Right. The hierarchy of science goes something like this:

  • Observation - a phenomena is observed which causes questions as to the cause and effect. When a probable cause is put forth, the cause is then named as a...
  • Hypothesis - one possible explanation for an observed phenomena. After a hypothesis is rigorously tested with replicated results, the Hypothesis is elevated to...
  • Theory - when virtually all (not a majority, but ALL) reputable investigators conclude that the cause generates the effect, the condition is elevated to "Theory." A "theory" (in science) is considered an undisputed fact linking cause and effect.

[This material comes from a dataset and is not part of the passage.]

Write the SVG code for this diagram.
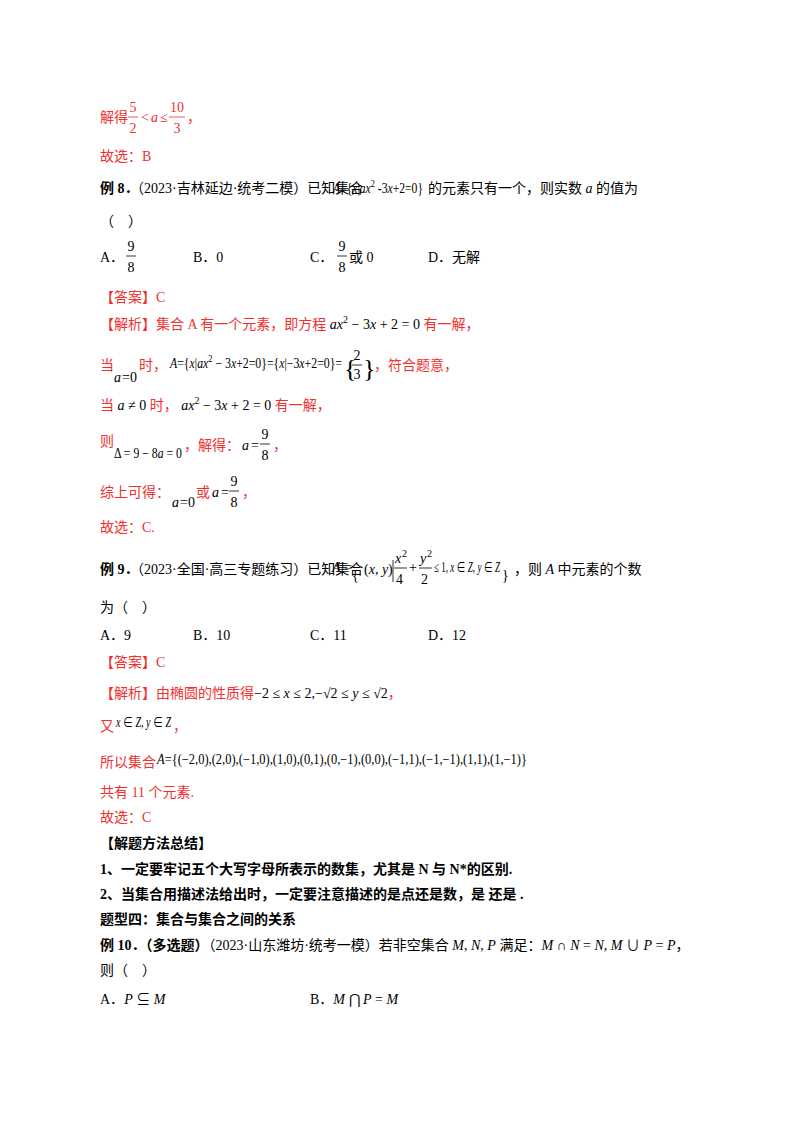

Some examples are: The Theory of Universal Gravitation, the Theory of Electricity, the Theory of Evolution. After a couple of hundred years, a "theory" MAY rise to the level of "Law"

  • Law - means there is NO dispute, from ANYBODY, as to the truth of the assertion.

Some examples are: the Laws of Thermodynamics, the Law of Conservation of Energy (or Momentum), or F=ma.

In my view, Global Warming itself is in the Hypothesis stage, while man-made GW has barely reached the "Observational" level.

Reply to
HeyBub

Dissolving CO2 in H20 yields H2CO3, carbonic acid. So the more CO2 the seas absorb, the more acidic they become. This has a deleterious affect on coral. And coral reefs are important habitats for fish and crustacean and barriers between the ocean waves and the land. Also, scientists figure there is a limit on how much CO2 the oceans can absorb, though opinions seem to differ on how high that limit is.

Reply to
Ivan

The damage--NOT devastation--to our lifestyle if we take measures against global warming now are minuscule compared to the devastation that would result if global warming continues unchecked--flooded cities, devastated ecosystems, etc. And if the whole thing's a big mistake, we're no worse off than people who pay fire-insurance premiums but never have a fire.

By the way, another big source of greenhouse gases is rising beef consumption. More cattle means more bovine flatulence, and methane is an even more potent greenhouse gas than CO2.

Reply to
Ivan

*Law - Politicians have decided that science doesn't matter. Taxes, being a good thing, *will* be imposed.